We’ve seen that Either had to short-circuit, and only pick up the first error, while Validation can collect all of the errors, and this behavior is more useful in some contexts. Either can be made into a Monad, while Validation can’t be. Reader (and similar structures) can be easily parallelized, while State can’t be. There are trade-offs here – sometimes, when we add more power, we lose something else.

To summarize Applicatives and Functors: a functor is a context where we can map over, but we can’t look at the context, and we can’t change the context. An Applicative allows our contexts to interact independently of the values contained in the contexts.

What if we want to alter the context based on the values produced by the computation?

The Dread Pirate Monad

For instance, if the result of chooseTransportation is Bike, then I need to wear bike-suitable clothing, regardless of the weather. We could model that with Applicative, but we’d have to keep track of every intermediate result in our state, and that sounds pretty awful. State is a pretty powerful functor, though. Weaker ones like Reader, List, and Maybe can’t simulate that level of decisive power.

Let’s review the signatures for the class functions we’ve seen so far:

fmap  ::   (a -> b) -> f a -> f b
(<*>) :: f (a -> b) -> f a -> f b

fmap lifts a normal function into the f context. <*> takes a function in the f context and a value in the f context, and combines the two contexts while applying the function to the value. So we can include contextual information by putting a value in the f context. So if we want a function that takes a value a and returns some contextual information along with a result b, then we’re looking at:

context :: a -> f b

What does this mean for our functors? Let’s specialize the signature:

ctxMaybe  :: a -> Maybe b
ctxList   :: a -> [a]
ctxReader :: a -> Reader r b
           ~ a -> r -> b
ctxState  :: a -> State s b
           ~ a -> s -> (b, s)

For Maybe, it means: “Give me an a, and I’ll either return a result Just b or Nothing.” For List, it means: “Give me an a, and I’ll return a list results b.” For Reader, it means: “Give me an a, and I’ll return a computation that depends on the environment.” For State, it means: “Give me an a, and I’ll return a stateful computation with some result b.”

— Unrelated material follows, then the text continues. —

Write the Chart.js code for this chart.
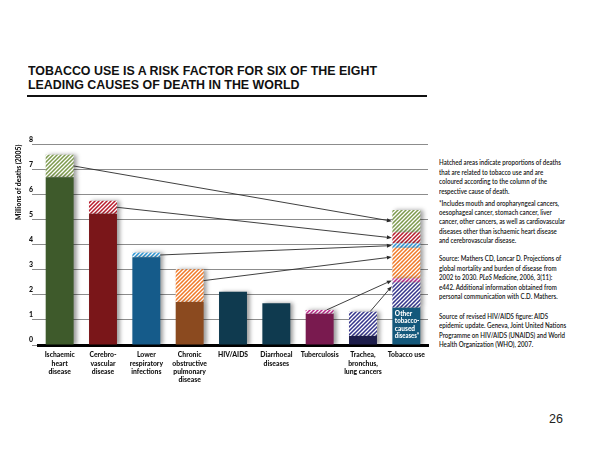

Let’s assume we have a function ctx :: a -> f b. What if we use that with fmap?

-- fmap with b specialized to `f b`
fmap :: (a -> f b) -> f a -> f (f b)

We’re close to what we want, but we have two layers of f. If we have some way to join two layers of structure, then we’d be set.


And, in fact, that’s what a monad is. We can write bind and join in terms of each other:

(>>=) :: f a -> (a -> f b) -> f b
ma >>= f = join (fmap f ma)

join :: f (f a) -> f a
join ma = ma >>= id

Rather than explaining it, I want you to play with it. Implement it yourself. Get a good feeling for it. This isn’t a monad tutorial, so I don’t want to explain too much, and instead I’d like to focus on how this new found power affects our interaction with the context.

Let’s write the Monad instance for Either, and discover why we can’t write one for Validation!

instance Monad (Either e) where
  Right a >>= f = f a
  Left e  >>= _ = Left e

instance Monad (Validation e) where
  Correct a >>= f = f a
  Errors e  >>= f = ... 

Well… What do we want to happen? To be faithful to the Applicative instance, we’d like to collect the errors as we go. We don’t have an a, so we can’t apply the f to anything. If we can’t apply the f to anything, then we can’t get any more errors. So all we can do is short-circuit.

Since the Monad is tied up in the sequence of events, there’s no way for a monad to consider the entire structure of computation. It has the power to short circuit. It has the power to branch based on results of computations. This added power is also a limitation – there are fewer guarantees you can make about monads. Since we can short circuit, we can’t consider the entire computation at once. We must approach it sequentially.

Monads are often seen as strictly more powerful, and people understand that to mean strictly more useful. That’s not quite the case.